他轉頭一看,卻見到鞭子被一個英俊的少年給拽住了!
“做什麼?”那官兵開口就罵!
沈依依實在是看不下去了!
雖然知道自己不應該多事的,可是她眼見鞭子即將落下,她的身體比她的大腦先行一步做出了反應。
她一把抓住鞭子,冷眸一掃,槍林彈雨裡穿梭,又死過一次的殺氣,頓時只需一個眼神就把那官兵喝止住了。
那官兵愣了一愣,從來沒有見到過小小年紀竟然有這樣的殺氣。
氣場頓時就被壓制了,他開口也沒有方纔那邊強橫了。
他道:“你可知我乃是刑部的人,刑部的事你也敢插手管?”
見到他竟然搬出左亭衣的名號,想來也是有幾分忌憚自己的。
沈依依雖然和左亭衣有交道,但是她還是謹記一點,爲人低調。
對方是公幹的,她不能太過火,鬆開鞭子,她收斂了氣息,神色也柔和了幾分,說道:“官爺公幹,在下自然不敢橫加阻攔,但是人誰無父母,他們都已經快要油盡燈枯,您且當做做好事,積積陰德,這鞭子當用在該用的地方。
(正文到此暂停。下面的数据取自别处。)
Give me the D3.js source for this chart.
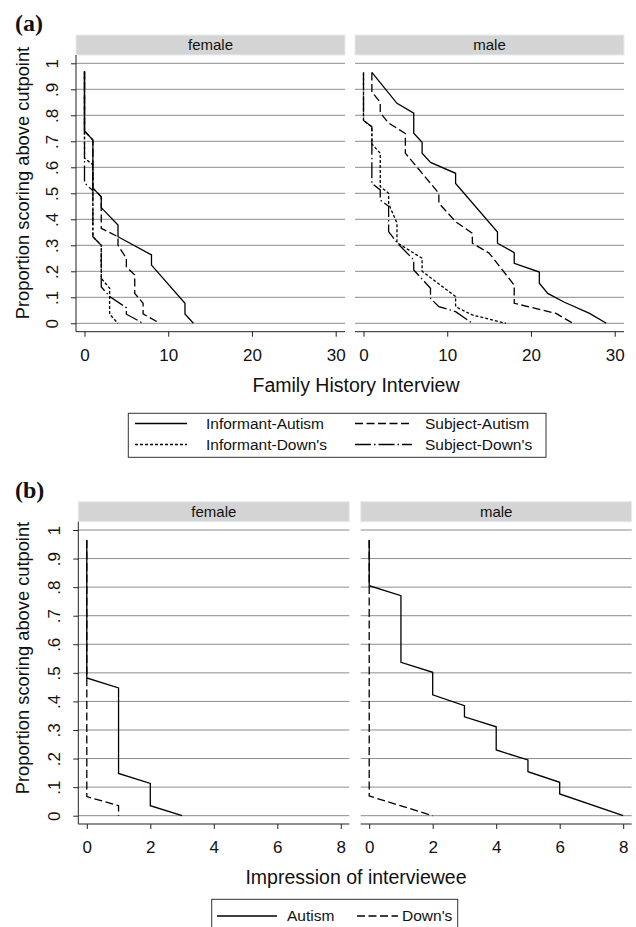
<!DOCTYPE html>
<html>
<head>
<meta charset="utf-8">
<script src="https://cdnjs.cloudflare.com/ajax/libs/d3/7.8.5/d3.min.js"></script>
<style>
body { margin: 0; background: #fff; }
text { font-family: "Liberation Sans", Arial, Helvetica, sans-serif; fill: #111; }
</style>
</head>
<body>
<div id="chart-area"></div>
<script>
// ---- data ----
var panels = ["female", "male"];
var yTicks = [0, .1, .2, .3, .4, .5, .6, .7, .8, .9, 1];
var yTickLabels = ["0", ".1", ".2", ".3", ".4", ".5", ".6", ".7", ".8", ".9", "1"];
var fhiTicks = [0, 10, 20, 30];
var impTicks = [0, 2, 4, 6, 8];

// (a) Family History Interview - female
var fInfAutism = [[0,.968],[0,.74],[1,.705],[1,.52],[2,.487],[2,.445],[4,.378],[4,.333],[8,.263],[8,.224],[12,.077],[12,.036],[13,0]];
var fSubAutism = [[0,.968],[0,.74],[1,.705],[1,.52],[2,.487],[2,.365],[4,.333],[4,.3],[5,.25],[5,.218],[6,.186],[6,.115],[7,.077],[7,.036],[9,0]];
var fInfDowns  = [[0,.968],[0,.635],[1,.61],[1,.333],[2,.30],[2,.173],[3,.135],[3,.035],[4,0]];
var fSubDowns  = [[0,.968],[0,.54],[1,.51],[1,.333],[2,.30],[2,.14],[3,.103],[5,.06],[5,.035],[7,0]];
// (a) Family History Interview - male
var mInfAutism = [[1,.965],[4,.846],[6,.808],[6,.731],[7,.696],[7,.654],[8,.619],[11,.577],[11,.538],[16,.351],[16,.308],[18,.272],[18,.231],[21,.197],[21,.154],[22,.115],[24,.081],[27,.038],[29,0]];
var mSubAutism = [[1,.965],[1,.89],[2,.85],[2,.81],[3,.77],[5,.73],[5,.654],[9,.5],[9,.462],[11,.391],[13,.346],[13,.308],[15,.27],[18,.147],[18,.077],[23,.038],[25,0]];
var mInfDowns  = [[0,.965],[0,.78],[1,.756],[1,.69],[2,.654],[2,.526],[3,.5],[3,.46],[4,.385],[4,.31],[7,.25],[7,.2],[11,.103],[11,.064],[13,.032],[17,0]];
var mSubDowns  = [[0,.965],[0,.78],[1,.756],[1,.538],[2,.513],[2,.474],[3,.45],[3,.353],[4,.31],[6,.244],[6,.205],[8,.135],[8,.096],[9,.064],[11,.045],[13,0]];

// (b) Impression of interviewee
var fAutismB = [[0,.965],[0,.482],[1,.447],[1,.148],[2,.113],[2,.035],[3,0]];
var fDownsB  = [[0,.965],[0,.067],[1,.035],[1,0]];
var mAutismB = [[0,.965],[0,.805],[1,.77],[1,.537],[2,.502],[2,.423],[3,.385],[3,.346],[4,.311],[4,.23],[5,.195],[5,.154],[6,.117],[6,.076],[8,0]];
var mDownsB  = [[0,.965],[0,.069],[2,0]];

var namesA = ["Informant-Autism", "Subject-Autism", "Informant-Down's", "Subject-Down's"];
var namesB = ["Autism", "Down's"];

// line styles
var dashes = {
  solid: null,
  dashed: "8,3.5",
  dotted: "3,2",
  dashdot: "16,3,1.5,3"
};

var W = 636, H = 927;
var svg = d3.select("#chart-area").append("svg")
    .attr("width", W)
    .attr("height", H);

function drawFigure(cfg) {
  var g = svg.append("g");

  // label (a)/(b)
  g.append("text")
    .attr("x", cfg.tagX).attr("y", cfg.tagY)
    .style("font-family", "'Liberation Serif', 'Times New Roman', serif")
    .style("font-weight", "bold")
    .style("font-size", "24px")
    .text(cfg.tag);

  var stripTop = cfg.top, stripH = 20;
  var plotTop = stripTop + stripH;
  var y = d3.scaleLinear().domain([0, 1]).range([cfg.y0, cfg.y1]);

  cfg.lefts.forEach(function(left, i) {
    var p = g.append("g").attr("transform", "translate(" + left + ",0)");
    var x = d3.scaleLinear().domain(cfg.xDomain)
      .range([cfg.xPad, cfg.xPad + cfg.xSpan]);

    // strip
    p.append("rect")
      .attr("x", 0).attr("y", stripTop)
      .attr("width", cfg.panelW).attr("height", stripH)
      .attr("fill", "#d4d4d4")
      .attr("stroke", "#e6ebf0").attr("stroke-width", 1);
    p.append("text")
      .attr("x", cfg.panelW / 2).attr("y", stripTop + stripH / 2)
      .attr("dy", "0.35em")
      .attr("text-anchor", "middle")
      .style("font-size", "15px")
      .text(panels[i]);

    // gridlines
    p.selectAll(".grid").data(yTicks).enter().append("line")
      .attr("class", "grid")
      .attr("x1", 0).attr("x2", cfg.panelW)
      .attr("y1", function(d){ return y(d); })
      .attr("y2", function(d){ return y(d); })
      .attr("stroke", "#8c8c8c").attr("stroke-width", 1);

    // x axis
    var xAxis = p.append("g")
      .attr("transform", "translate(0," + cfg.axisY + ")")
      .call(d3.axisBottom(x).tickValues(cfg.xTicks).tickSize(5).tickSizeOuter(0));
    xAxis.select(".domain").remove();
    xAxis.append("line")
      .attr("x1", 0).attr("x2", cfg.panelW)
      .attr("stroke", "#222");
    xAxis.selectAll(".tick line").attr("stroke", "#222");
    xAxis.selectAll(".tick text")
      .attr("y", 29).attr("dy", 0)
      .style("font-size", "17px")
      .style("font-family", "'Liberation Sans', Arial, sans-serif")
      .attr("fill", "#111");

    // y axis on first panel only
    if (i === 0) {
      var yAxis = p.append("g")
        .call(d3.axisLeft(y).tickValues(yTicks).tickSize(5)
          .tickFormat(function(d, k){ return yTickLabels[k]; }));
      yAxis.select(".domain").remove();
      yAxis.append("line")
        .attr("y1", plotTop).attr("y2", cfg.axisY)
        .attr("stroke", "#222");
      yAxis.selectAll(".tick line").attr("stroke", "#222");
      yAxis.selectAll(".tick text")
        .attr("transform", "rotate(-90)")
        .attr("x", 0).attr("y", -18.5).attr("dy", 0)
        .attr("text-anchor", "middle")
        .style("font-size", "17px")
        .style("font-family", "'Liberation Sans', Arial, sans-serif")
        .attr("fill", "#111");
    }

    // series
    var line = d3.line()
      .x(function(d){ return x(d[0]); })
      .y(function(d){ return y(d[1]); });
    cfg.series[i].forEach(function(s, k) {
      p.append("path")
        .attr("d", line(s))
        .attr("fill", "none")
        .attr("stroke", "#000")
        .attr("stroke-width", 1.3)
        .attr("stroke-dasharray", dashes[cfg.styles[k]]);
    });
  });

  // axis titles
  g.append("text")
    .attr("transform", "translate(" + cfg.yTitleX + "," + cfg.yTitleY + ") rotate(-90)")
    .attr("text-anchor", "middle")
    .style("font-size", "18.3px")
    .text("Proportion scoring above cutpoint");
  g.append("text")
    .attr("x", 356).attr("y", cfg.axisY + 60)
    .attr("text-anchor", "middle")
    .style("font-size", "19.5px")
    .text(cfg.xTitle);

  // legend
  var lg = cfg.legend;
  g.append("rect")
    .attr("x", lg.x).attr("y", lg.y)
    .attr("width", lg.w).attr("height", lg.h)
    .attr("fill", "#fff").attr("stroke", "#333").attr("stroke-width", 1);
  lg.items.forEach(function(it, k) {
    g.append("line")
      .attr("x1", it.x1).attr("x2", it.x2)
      .attr("y1", it.y).attr("y2", it.y)
      .attr("stroke", "#000").attr("stroke-width", 1.3)
      .attr("stroke-dasharray", dashes[cfg.styles[k]]);
    g.append("text")
      .attr("x", it.tx).attr("y", it.y).attr("dy", "0.35em")
      .style("font-size", "15.5px")
      .text(cfg.names[k]);
  });
}

// (a)
drawFigure({
  tag: "(a)", tagX: 15, tagY: 31,
  top: 35, y1: 63.3, y0: 323.3, axisY: 331.7,
  lefts: [76, 355], panelW: 269, xPad: 8.5, xSpan: 251.2,
  xDomain: [0, 30], xTicks: fhiTicks,
  xTitle: "Family History Interview",
  yTitleX: 29, yTitleY: 183,
  series: [[fInfAutism, fSubAutism, fInfDowns, fSubDowns],
           [mInfAutism, mSubAutism, mInfDowns, mSubDowns]],
  styles: ["solid", "dashed", "dotted", "dashdot"],
  names: [namesA[0], namesA[1], namesA[2], namesA[3]],
  legend: {
    x: 128.3, y: 413.3, w: 417.7, h: 44,
    items: [
      {x1: 135, x2: 187, y: 423.5, tx: 206},
      {x1: 355, x2: 412, y: 423.5, tx: 425},
      {x1: 135, x2: 187, y: 444.5, tx: 206},
      {x1: 355, x2: 412, y: 444.5, tx: 425}
    ]
  }
});
// (b)
drawFigure({
  tag: "(b)", tagX: 15, tagY: 498,
  top: 501.7, y1: 530, y0: 815.7, axisY: 824,
  lefts: [78.3, 360.7], panelW: 271, xPad: 8.5, xSpan: 254,
  xDomain: [0, 8], xTicks: impTicks,
  xTitle: "Impression of interviewee",
  yTitleX: 29, yTitleY: 658,
  series: [[fAutismB, fDownsB], [mAutismB, mDownsB]],
  styles: ["solid", "dashed"],
  names: namesB,
  legend: {
    x: 211.7, y: 899.3, w: 246, h: 40,
    items: [
      {x1: 217, x2: 277, y: 916, tx: 287},
      {x1: 357, x2: 398, y: 916, tx: 402}
    ]
  }
});
</script>
</body>
</html>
”
那官爺也是個見好就收的主,只是剛纔被她一把把鞭子攔住,衆人都在看着,他面上也過不去。他喝道:“官爺的事,容不得旁人置喙。這沒你的事,速速給老子躲開,小心爺的鞭子不長眼的!”
沈依依使了個眼色,沈樂康瞭然,速速跑到櫃檯前,把剛纔沈依依抓好的藥包抱了過來。
沈依依淡淡一笑,從袖帶裡取出一塊碎銀子,放在官爺手中,“在下一介平民,自然不敢和官爺作對,小小心意,不成敬意,官爺辛苦了。”
那人見沈依依很上道,這才氣哼哼的收了鞭子,也收了銀子。
沈依依把藥包快速塞給那個母親,她低聲說道:“我也不知道有沒有效,你權當涼茶喝吧。希望能幫助你。只是略盡心力而已。”
那母親自然知道沈依依言下之意爲何,她緊緊抱着藥包,頓時痛哭流涕,前路茫茫,今日或許也就是與她的孩子訣別之日了,只是想到她或許還能活下去,這位母親心存感激。
她跪下無比鄭重的給沈依依叩頭,旁邊兩個老人也跟着跪下。只是這一跪卻帶動出了蝴蝶效應。
所有的難民烏壓壓的全都跪了下來。
這一幕超出了所有的想象,甚至連沈依依也都有幾分懵了。